AUR issue is a prime example of these scaling and trust dilemmas.

It is a simple 🍎🍇🍏🥗 it needs a stronger ring of trust for actions. There are in addition possible levels of such attacks with architectural planning very hard to human control/selfcontrol. I do only hope we will not see everything locked. And I see issues with open + growing over a certain critical mass community projects. It will may be needed to find structural ways to cut these in modules of smaller size, with spokesman to communicate between modules. Its a simple fact that Communities getting societies on a certain number of members.

AUR issue is a prime example of these scaling and trust dilemmas.

Architecture and Scaling Issues

Established in early 2005, the AUR was designed as a community-driven platform to share build scripts (PKGBUILD) outside the official repositories.
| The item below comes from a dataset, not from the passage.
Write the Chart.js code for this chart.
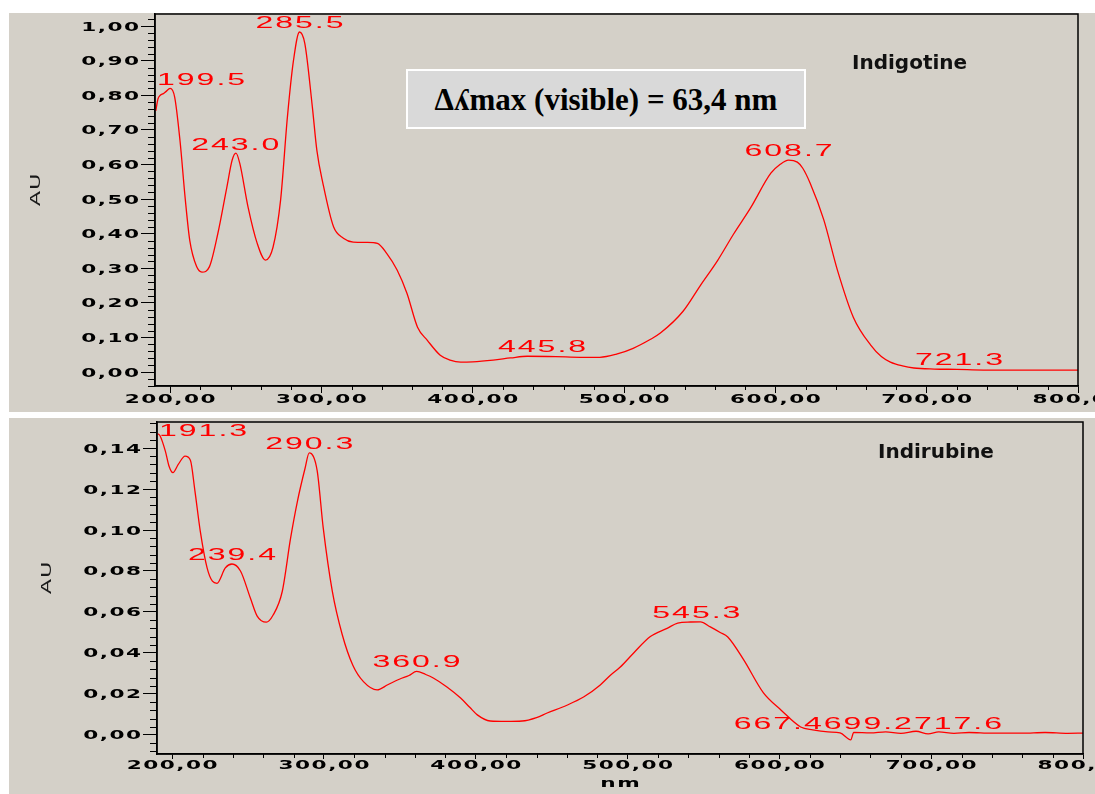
<!DOCTYPE html>
<html>
<head>
<meta charset="utf-8">
<script src="https://cdn.jsdelivr.net/npm/chart.js@4.4.0/dist/chart.umd.min.js"></script>
<style>
  html, body { margin: 0; padding: 0; background: #fff; }
  body { width: 1095px; height: 794px; position: relative; overflow: hidden; }
  .panel { position: absolute; background: #d4d0c8; }
  canvas { position: absolute; left: 0; }
  .name { position: absolute; font: bold 20px "DejaVu Sans", sans-serif; color: #111; }
  .box {
    position: absolute; left: 406px; top: 69px; width: 396px; height: 56px;
    background: #d9d9d9; border: 2px solid #fff; color: #000;
    font: bold 31px "Liberation Serif", "DejaVu Serif", serif;
    text-align: center; line-height: 58px; white-space: nowrap;
  }
</style>
</head>
<body>
<div class="panel" style="left:9px;top:13px;width:1086px;height:399px"></div>
<div class="panel" style="left:9px;top:418px;width:1086px;height:376px"></div>
<canvas id="topChart" width="1095" height="410" style="top:0"></canvas>
<canvas id="bottomChart" width="1095" height="384" style="top:410px"></canvas>
<div class="box">Δʎmax (visible) = 63,4 nm</div>
<div class="name" style="left:852px;top:50px">Indigotine</div>
<div class="name" style="left:878px;top:439px">Indirubine</div>
<script>
// Indigotine spectrum (top)
const indigoNm = [190.5,192,193.5,195.5,197,200,203,206.5,210,213,217.5,221,226,231.5,237.5,241,243.5,246,251.5,257.5,263,268,273,277.5,281.5,285.5,289,294,297,301,308,314.5,321,330,337,343,350,356.5,363.5,370,378.5,385,392,400,413.5,425,436,455,471,484,495,506,517.5,524,539,550.5,562,572.5,583.5,597,603,608.7,614.5,618,623,632,641,651.5,663,670,676,684,691.5,705,720,737.5,760,780,800];
const indigoAu = [0.755,0.79,0.80,0.805,0.81,0.82,0.795,0.67,0.50,0.38,0.305,0.289,0.305,0.40,0.535,0.613,0.633,0.604,0.477,0.373,0.324,0.361,0.497,0.737,0.90,0.983,0.95,0.766,0.64,0.545,0.42,0.387,0.376,0.375,0.372,0.344,0.295,0.228,0.13,0.092,0.049,0.035,0.029,0.03,0.035,0.041,0.046,0.045,0.043,0.043,0.052,0.069,0.095,0.113,0.176,0.251,0.324,0.40,0.474,0.575,0.60,0.613,0.607,0.59,0.546,0.44,0.295,0.159,0.078,0.045,0.029,0.018,0.012,0.009,0.008,0.006,0.006,0.006,0.006];
const indigoPeaks = [199.5, 243.0, 285.5, 445.8, 608.7, 721.3];

// Indirubine spectrum (bottom)
const indirNm = [190.5,192,195.5,198,200.5,204,208.5,212,215,218.5,223,226.5,229.5,235,239.4,245,251.5,256,262,266.5,272.5,278,282.5,287.5,290.3,295.5,299.5,305.5,312,319,326,335,342,350,356,361,367,372,381,390,396,401,409.5,420,430.5,440,447,460,471,482,488.5,495,504,515,526,533,541.5,548,554.5,561,566,576.5,589.5,601,614,622,632,640,647,649,660,670,680,690,698,705,715,725,740,760,775,790,800];
const indirAu = [0.147,0.146,0.1385,0.131,0.128,0.132,0.136,0.134,0.119,0.0995,0.0815,0.075,0.074,0.0815,0.0834,0.080,0.0668,0.058,0.055,0.0585,0.070,0.096,0.114,0.130,0.1376,0.129,0.101,0.070,0.049,0.034,0.026,0.022,0.0245,0.0273,0.029,0.031,0.0295,0.0278,0.0234,0.018,0.0135,0.0098,0.0068,0.0066,0.0068,0.0085,0.0107,0.0145,0.0185,0.0244,0.029,0.033,0.040,0.048,0.052,0.0546,0.0551,0.0552,0.0527,0.050,0.0478,0.0366,0.0205,0.0122,0.0039,0.0025,0.0015,0.001,-0.0024,0.0012,0.001,0.0015,0.0008,0.0018,0.0005,0.0015,0.0008,0.0012,0.0009,0.0009,0.0012,0.0008,0.0009];
const indirPeaks = [191.3, 239.4, 290.3, 360.9, 545.3, 667.4, 699.2, 717.6];

// axes
const xTicks = [200, 300, 400, 500, 600, 700, 800];
const indigoYTicks = [0, 0.1, 0.2, 0.3, 0.4, 0.5, 0.6, 0.7, 0.8, 0.9, 1.0];
const indirYTicks = [0, 0.02, 0.04, 0.06, 0.08, 0.10, 0.12, 0.14];

const TICK_FONT = 'bold 12px "DejaVu Sans", sans-serif';
const PEAK_FONT = '16px "Liberation Sans", Arial, sans-serif';

function auAt(nm, au, x) {
  for (let i = 1; i < nm.length; i++) {
    if (x <= nm[i]) {
      const t = (x - nm[i - 1]) / (nm[i] - nm[i - 1]);
      return au[i - 1] + t * (au[i] - au[i - 1]);
    }
  }
  return au[au.length - 1];
}

// old-style wide bitmap text: every glyph stretched sideways
function wideWidth(ctx, txt, sx, gap) {
  let w = 0;
  for (const ch of txt) w += ctx.measureText(ch).width * sx + gap;
  return w - gap;
}

function drawWide(ctx, txt, x, y, align, sx, gap) {
  const w = wideWidth(ctx, txt, sx, gap);
  if (align === 'center') x -= w / 2;
  else if (align === 'right') x -= w;
  for (const ch of txt) {
    ctx.save();
    ctx.translate(x, y);
    ctx.scale(sx, 1);
    ctx.fillText(ch, 0, 0);
    ctx.restore();
    x += ctx.measureText(ch).width * sx + gap;
  }
}

const fmt = v => v.toFixed(2).replace('.', ',');

function makeChart(id, s) {
  const extras = {
    id: 'extras',
    afterDatasetsDraw(chart) {
      const { ctx, chartArea: a, scales: { x, y } } = chart;
      ctx.save();
      ctx.font = PEAK_FONT;
      ctx.fillStyle = '#ff0000';
      ctx.textBaseline = 'alphabetic';
      ctx.textAlign = 'left';
      const boxes = s.peaks.map(p => {
        const txt = p.toFixed(1);
        const w = wideWidth(ctx, txt, 2, 2);
        const cx = x.getPixelForValue(p);
        const left = Math.max(a.left + 2, cx - w / 2);
        const base = Math.max(y.getPixelForValue(auAt(s.nm, s.au, p)) - 4, a.top + 14);
        return { txt, w, left, base };
      });
      for (let i = boxes.length - 2; i >= 0; i--) {
        const p = boxes[i], q = boxes[i + 1];
        if (p.left + p.w > q.left && Math.abs(p.base - q.base) < 14) {
          p.left = q.left - p.w - 2;
          p.base = q.base;
        }
      }
      boxes.forEach(b => drawWide(ctx, b.txt, b.left, b.base, 'left', 2, 2));
      ctx.restore();
    },
    afterDraw(chart) {
      const { ctx, chartArea: a, scales: { x, y } } = chart;
      ctx.save();
      ctx.strokeStyle = '#000';
      ctx.lineWidth = 1;
      // minor ticks
      ctx.beginPath();
      for (let v = 200; v <= 800; v += 20) {
        if (v % 100 === 0) continue;
        const px = Math.round(x.getPixelForValue(v)) + 0.5;
        ctx.moveTo(px, a.bottom);
        ctx.lineTo(px, a.bottom + 4);
      }
      const topMajor = s.yTicks[s.yTicks.length - 1] + 1e-9;
      for (let k = s.minorFrom; k <= s.minorTo; k++) {
        const v = k * s.minorStep;
        if (k % s.minorPerMajor === 0 && v >= 0 && v <= topMajor) continue;
        const py = Math.round(y.getPixelForValue(v)) + 0.5;
        ctx.moveTo(a.left - 7, py);
        ctx.lineTo(a.left, py);
      }
      ctx.stroke();
      // frame
      ctx.lineWidth = 1.5;
      ctx.strokeRect(a.left, a.top, a.right - a.left, a.bottom - a.top);

      // tick labels
      ctx.fillStyle = '#000';
      ctx.font = TICK_FONT;
      ctx.textAlign = 'left';
      ctx.textBaseline = 'alphabetic';
      x.ticks.forEach(t => {
        drawWide(ctx, fmt(t.value), x.getPixelForValue(t.value), a.bottom + s.xTickLen + 10, 'center', 1.8, 1.5);
      });
      y.ticks.forEach(t => {
        drawWide(ctx, fmt(t.value), a.left - 16, y.getPixelForValue(t.value) + 4.5, 'right', 1.8, 1.5);
      });
      if (s.xTitle) {
        drawWide(ctx, s.xTitle, (a.left + a.right) / 2, chart.height - 7, 'center', 1.8, 1.5);
      }
      // y title
      ctx.fillStyle = '#1a1a1a';
      ctx.font = '14px "DejaVu Sans", sans-serif';
      ctx.translate(s.auX, (a.top + a.bottom) / 2 - 10);
      ctx.rotate(-Math.PI / 2);
      drawWide(ctx, 'AU', 0, 5, 'center', 1.6, 1);
      ctx.restore();
    }
  };

  return new Chart(document.getElementById(id).getContext('2d'), {
    type: 'line',
    data: {
      datasets: [{
        data: s.nm.map((v, i) => ({ x: v, y: s.au[i] })),
        borderColor: '#ff0000',
        borderWidth: 1.3,
        pointRadius: 0,
        cubicInterpolationMode: 'monotone',
        fill: false
      }]
    },
    options: {
      responsive: false,
      animation: false,
      events: [],
      layout: { padding: { top: s.padTop, right: s.padRight, left: 0, bottom: 0 } },
      plugins: { legend: { display: false }, tooltip: { enabled: false } },
      scales: {
        x: {
          type: 'linear', min: 190, max: 800,
          afterBuildTicks: sc => { sc.ticks = xTicks.map(v => ({ value: v })); },
          afterFit: sc => { sc.height = s.xHeight; sc.paddingLeft = 0; sc.paddingRight = 0; },
          ticks: { display: false },
          grid: { drawOnChartArea: false, tickLength: s.xTickLen, color: '#000' },
          border: { color: '#000', width: 1.5 }
        },
        y: {
          type: 'linear', min: s.yMin, max: s.yMax,
          afterBuildTicks: sc => { sc.ticks = s.yTicks.map(v => ({ value: v })); },
          afterFit: sc => { sc.width = s.yWidth; sc.paddingTop = 0; sc.paddingBottom = 0; },
          ticks: { display: false },
          grid: { drawOnChartArea: false, tickLength: 14, color: '#000' },
          border: { color: '#000', width: 1.5 }
        }
      }
    },
    plugins: [extras]
  });
}

makeChart('topChart', {
  nm: indigoNm, au: indigoAu, peaks: indigoPeaks, yTicks: indigoYTicks,
  yMin: -0.04, yMax: 1.035, minorStep: 0.02, minorFrom: -2, minorTo: 51, minorPerMajor: 5,
  padTop: 14, padRight: 17, xHeight: 24, yWidth: 155, xTickLen: 7, auX: 35
});

makeChart('bottomChart', {
  nm: indirNm, au: indirAu, peaks: indirPeaks, yTicks: indirYTicks,
  yMin: -0.0093, yMax: 0.1527, minorStep: 0.004, minorFrom: -2, minorTo: 38, minorPerMajor: 5,
  padTop: 12, padRight: 12, xHeight: 40, yWidth: 157, xTickLen: 5, auX: 46, xTitle: 'nm'
});
</script>
</body>
</html>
Today, it hosts over 100,000 packages maintained by a massive user base, yet the administrative oversight relies on a minimal number of Trusted Users / Package Maintainers.

Technically, the AUR operates via aurweb using Git-over-SSH. Users do not distribute compiled binaries; instead, they upload build instructions executed locally via makepkg. Because submission is entirely uncurated, there is no structural “ring of trust.” The architectural design shifts the entire security responsibility to the end-user, who must manually audit scripts before execution.

The Orphan Lifecycle: Exploiting Abandoned Packages

When a maintainer abandons a package, the mechanism to pass ownership creates a distinct security vector:

  1. Out-of-Date Flagging: A user marks a package as outdated via the web interface.
  2. Orphan Request: If the maintainer remains unresponsive, a formal orphan request is submitted via aurweb.
  3. Adoption: After a specific grace period, the package is disowned. At this point, any registered AUR account can instantly adopt the package.

While this ensures packages remain updated, it lacks stringent vetting. Malicious actors can target popular, abandoned packages, adopt them, and inject compromised code without immediate detection.

The Silent Drop: Moving from Official Repos to the AUR

The intersection between Arch Linux’s official repositories (extra) and the AUR introduces a severe operational blind spot. When a package is dropped from the official repositories due to lack of maintenance or low demand, it is often moved back to the AUR.

However, the native package manager, pacman, does not trigger a warning during a standard system upgrade (pacman -Syu) when a repository package is dropped. The binary remains installed on the local system as a “foreign package.” Unless users explicitly check for orphaned binaries (e.g., via pacman -Qm) or rely on an AUR helper, these packages no longer receive official security patches, lingering on the system as unmonitored liabilities.